Que faire pour que la peur et la culpabilité ne déploient pas leurs litanies ? Comment réagir lorsque l’on réalise soudain que la personne avec laquelle on vit depuis des années vous ment sur son amour, sur son désir ? Pour le sexothérapeute, "le travail doit se faire à deux niveaux : retrouver l'estime de soi et remettre de la confiance et du désir au sein de la relation. Mais parfois, le ressentiment reste longtemps et les couples ont du mal à trouver des espaces de pardon qui soient réels et dynamiques." 

Mentir est une caractéristique si centrale de l’existence que mieux la comprendre éclaire presque toutes les affaires.
Paul Ekman, psychologue américain

Le mieux reste alors d’en parler ouvertement : "Il faut tenter de trouver (ou de retrouver) une possibilité de comprendre ce qui est en jeu dans ce mensonge. Et ne pas hésiter à faire appel à un thérapeute de couple qui sera impartial et pourra aider le couple à mettre du sens. A partir du moment où le mensonge a un sens, qu’il correspond à une difficulté relationnelle reconnue ou qu’il est l’expression d’un malaise profond, on peut refaire confiance." 

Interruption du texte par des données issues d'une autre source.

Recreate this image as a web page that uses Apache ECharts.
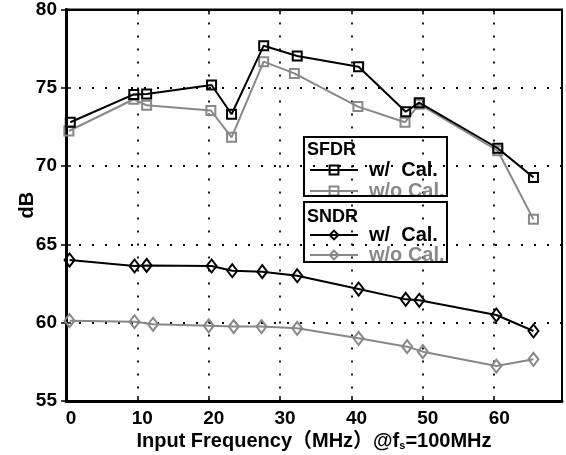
<!DOCTYPE html>
<html>
<head>
<meta charset="utf-8">
<script src="https://cdn.jsdelivr.net/npm/echarts@6/dist/echarts.min.js"></script>
<style>
html,body{margin:0;padding:0;background:#fff;}
#chart{width:566px;height:455px;}
</style>
</head>
<body>
<div id="chart"></div>
<script>
// ---- data ----
var sfdrWX  = [0.6, 9.5, 11.3, 20.4, 23.2, 27.7, 32.4, 41.0, 47.6, 49.5, 60.5, 65.5];
var sfdrW   = [72.8, 74.58, 74.6, 75.18, 73.31, 77.69, 77.03, 76.35, 73.47, 74.05, 71.14, 69.28];
var sfdrWoX = [0.4, 9.5, 11.3, 20.3, 23.2, 27.7, 32.0, 40.9, 47.5, 49.5, 60.5, 65.5];
var sfdrWo  = [72.24, 74.27, 73.88, 73.55, 71.84, 76.67, 75.92, 73.8, 72.8, 73.95, 70.98, 66.6];
var sndrWX  = [0.5, 9.6, 11.3, 20.4, 23.3, 27.5, 32.4, 41.0, 47.6, 49.5, 60.3, 65.5];
var sndrW   = [64.0, 63.62, 63.66, 63.62, 63.32, 63.26, 63.0, 62.15, 61.49, 61.43, 60.49, 59.47];
var sndrWoX = [0.5, 9.6, 12.2, 20.0, 23.5, 27.4, 32.4, 41.0, 47.8, 50.0, 60.3, 65.5];
var sndrWo  = [60.13, 60.06, 59.9, 59.8, 59.75, 59.75, 59.64, 59.0, 58.47, 58.15, 57.23, 57.66];

var seriesNames = ['SFDR w/ Cal.', 'SFDR w/o Cal.', 'SNDR w/ Cal.', 'SNDR w/o Cal.'];
var legendLabels = { 'SFDR w/ Cal.': 'w/  Cal.', 'SFDR w/o Cal.': 'w/o Cal.', 'SNDR w/ Cal.': 'w/  Cal.', 'SNDR w/o Cal.': 'w/o Cal.' };
var xTitle = 'Input Frequency（MHz）@f';
var yTitle = 'dB';

var FONT = "'Liberation Sans', Arial, 'Noto Sans CJK SC', sans-serif";
var BLACK = '#000000', GRAY = '#888888';

function zip(xs, ys) { return xs.map(function (x, i) { return [x, ys[i]]; }); }

function mkSeries(name, xs, ys, color, symbol, size) {
  return {
    name: name, type: 'line', data: zip(xs, ys),
    symbol: symbol, symbolSize: size, showSymbol: true,
    lineStyle: { color: color, width: 2 },
    itemStyle: { color: 'rgba(0,0,0,0)', borderColor: color, borderWidth: 2 },
    emphasis: { disabled: true }, animation: false, z: color === BLACK ? 4 : 3
  };
}

var chart = echarts.init(document.getElementById('chart'), null, { renderer: 'canvas' });
var gridLine = { show: true, lineStyle: { color: '#000', width: 1.8, type: [2, 11] } };
var option = {
  backgroundColor: '#fff',
  textStyle: { fontFamily: FONT },
  grid: { left: 66, right: 4, top: 9.5, bottom: 54, show: true, borderColor: '#000', borderWidth: 2, containLabel: false, outerBoundsMode: 'none' },
  xAxis: [{
    type: 'value', min: 0, max: 69.5, interval: 10, position: 'bottom',
    axisLine: { show: true, onZero: false, lineStyle: { color: '#000', width: 3 } },
    axisTick: { show: true, inside: true, length: 5, lineStyle: { color: '#000', width: 1.5 } },
    axisLabel: { color: '#000', fontSize: 19, fontWeight: 'bold', fontFamily: FONT, margin: 8, showMaxLabel: false, padding: [0, 0, 0, 10] },
    splitLine: gridLine,
    name: '{a|' + xTitle + '}{s|s}{a|=100MHz}', nameLocation: 'middle', nameGap: 30, nameMoveOverlap: false,
    nameTextStyle: { rich: {
      a: { fontSize: 20, fontWeight: 'bold', color: '#000', fontFamily: FONT },
      s: { fontSize: 11, fontWeight: 'bold', color: '#000', fontFamily: FONT, verticalAlign: 'bottom', padding: [8, 0, 0, 0] }
    } }
  }, {
    type: 'value', min: 0, max: 69.5, interval: 10, position: 'top',
    axisLine: { show: true, lineStyle: { color: '#000', width: 2 } },
    axisTick: { show: true, inside: true, length: 5, lineStyle: { color: '#000', width: 1.5 } },
    axisLabel: { show: false }, splitLine: { show: false }
  }],
  yAxis: [{
    type: 'value', min: 55, max: 80, interval: 5, position: 'left',
    axisLine: { show: true, onZero: false, lineStyle: { color: '#000', width: 3 } },
    axisTick: { show: true, inside: true, length: 5, lineStyle: { color: '#000', width: 1.5 } },
    axisLabel: { color: '#000', fontSize: 19, fontWeight: 'bold', fontFamily: FONT, margin: 9, padding: [3, 0, 0, 0] },
    splitLine: gridLine,
    name: yTitle, nameLocation: 'middle', nameGap: 29, nameRotate: 90, nameMoveOverlap: false,
    nameTextStyle: { fontSize: 20, fontWeight: 'bold', color: '#000', fontFamily: FONT }
  }, {
    type: 'value', min: 55, max: 80, interval: 5, position: 'right',
    axisLine: { show: true, lineStyle: { color: '#000', width: 2 } },
    axisTick: { show: true, inside: true, length: 5, lineStyle: { color: '#000', width: 1.5 } },
    axisLabel: { show: false }, splitLine: { show: false }
  }],
  legend: [{
    data: [{ name: seriesNames[0] }, { name: seriesNames[1], textStyle: { color: GRAY } }],
    orient: 'vertical', left: 309, top: 160, padding: 0, itemGap: 1,
    itemWidth: 48, itemHeight: 11, selectedMode: false,
    formatter: function (n) { return legendLabels[n]; },
    textStyle: { fontSize: 20, fontWeight: 'bold', color: '#000', fontFamily: FONT, lineHeight: 16, padding: [0, 0, 0, 6] }
  }, {
    data: [{ name: seriesNames[2] }, { name: seriesNames[3], textStyle: { color: GRAY } }],
    orient: 'vertical', left: 309, top: 225, padding: 0, itemGap: 0,
    itemWidth: 48, itemHeight: 11, selectedMode: false,
    formatter: function (n) { return legendLabels[n]; },
    textStyle: { fontSize: 20, fontWeight: 'bold', color: '#000', fontFamily: FONT, lineHeight: 16, padding: [0, 0, 0, 6] }
  }],
  graphic: [
    { type: 'rect', shape: { x: 304, y: 137, width: 143, height: 59 }, style: { fill: 'none', stroke: '#000', lineWidth: 2 }, z: 10 },
    { type: 'rect', shape: { x: 304, y: 202, width: 143, height: 60 }, style: { fill: 'none', stroke: '#000', lineWidth: 2 }, z: 10 },
    { type: 'text', x: 307, y: 150, style: { text: 'SFDR', fontSize: 18, fontWeight: 'bold', fontFamily: FONT, fill: '#000', verticalAlign: 'middle' }, z: 10 },
    { type: 'text', x: 307, y: 217, style: { text: 'SNDR', fontSize: 18, fontWeight: 'bold', fontFamily: FONT, fill: '#000', verticalAlign: 'middle' }, z: 10 }
  ],
  series: [
    mkSeries(seriesNames[1], sfdrWoX, sfdrWo, GRAY, 'rect', 9),
    mkSeries(seriesNames[0], sfdrWX, sfdrW, BLACK, 'rect', 9),
    mkSeries(seriesNames[3], sndrWoX, sndrWo, GRAY, 'diamond', [10, 13]),
    mkSeries(seriesNames[2], sndrWX, sndrW, BLACK, 'diamond', [10, 13])
  ]
};
chart.setOption(option);
</script>
</body>
</html>
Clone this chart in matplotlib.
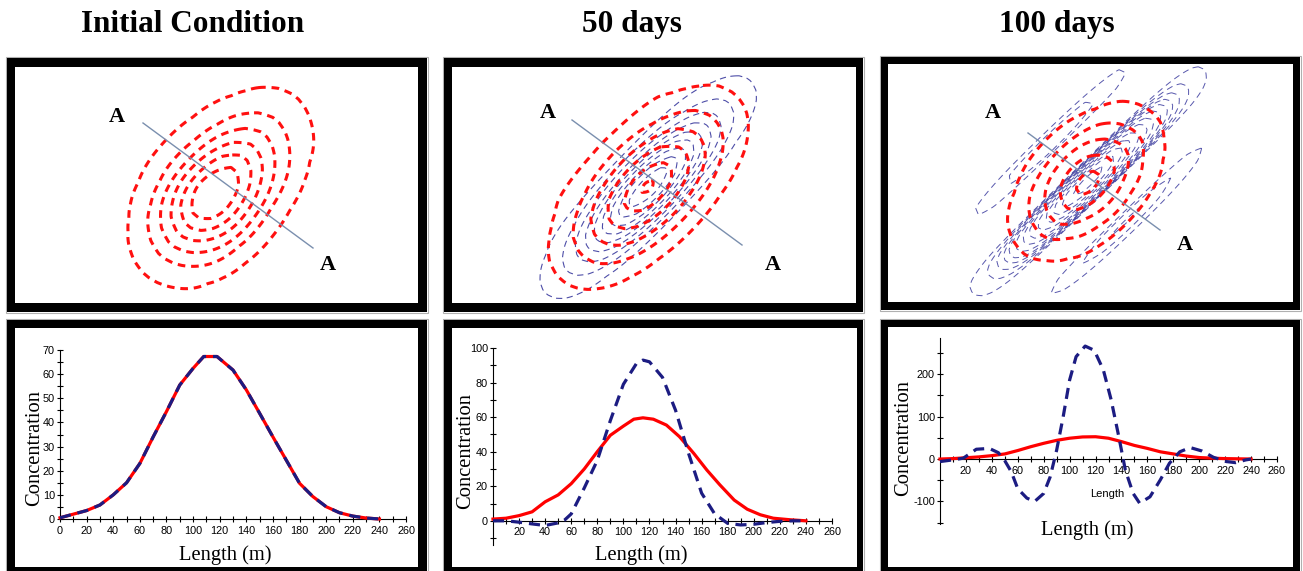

Et si, petit ou grand, le mensonge faisait au final plus de mal à celui qui ment qu'à celui à qui on a menti ? : "Mentir n’est pas grave en soi. En revanche, savoir pourquoi l’on ment me semble beaucoup plus efficace et preuve d’une prise en considération réelle des enjeux d’une relation", conclut le sexologue. Plus grave que de mentir à l'autre, il y a se mentir à soi-même donc.